Engaging stakeholders to identify and address potential risks:
- Internal stakeholders: Collaboration with internal stakeholders, such as senior management, operations teams, and finance departments, helps identify potential risks specific to the organization’s operations, capabilities, and strategic objectives. Their involvement ensures that contract terms align with the organization’s overall risk appetite and goals.
- External stakeholders: In contracts involving external parties, engaging stakeholders from the other organization(s) can foster transparency, understanding, and collaboration.
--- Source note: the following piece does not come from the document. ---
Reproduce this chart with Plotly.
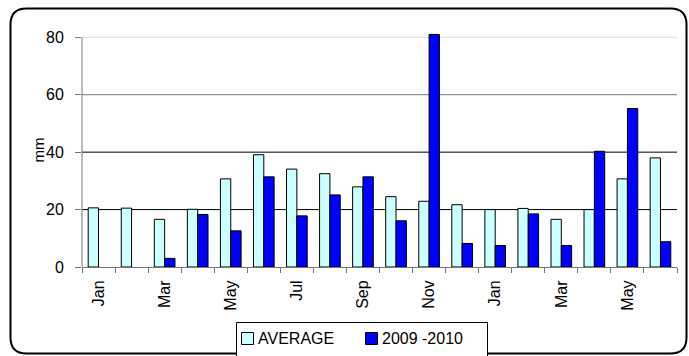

Jointly identifying and addressing potential risks allows for mutually beneficial outcomes and establishes a solid foundation for successful contract performance.
Collaboration among these stakeholders enables a holistic and multidisciplinary approach to contract risk mitigation. It leverages the expertise and perspectives of different professionals to identify, assess, and address risks comprehensively.
By working collaboratively, organizations can ensure that potential risks are adequately considered and appropriate mitigation strategies are implemented, reducing the likelihood of contractual disputes, financial losses, and operational disruptions.
Contract risk mitigation isn’t optional, it’s essential. It’s the difference between a well-run partnership and one that falls apart at the seams. This guide has taken a look at what contract risk mitigation is and how you can start using it today.
Look at the key strategies outline here and then start to put them into practice. It’ll save you time, money, and resources in many different ways.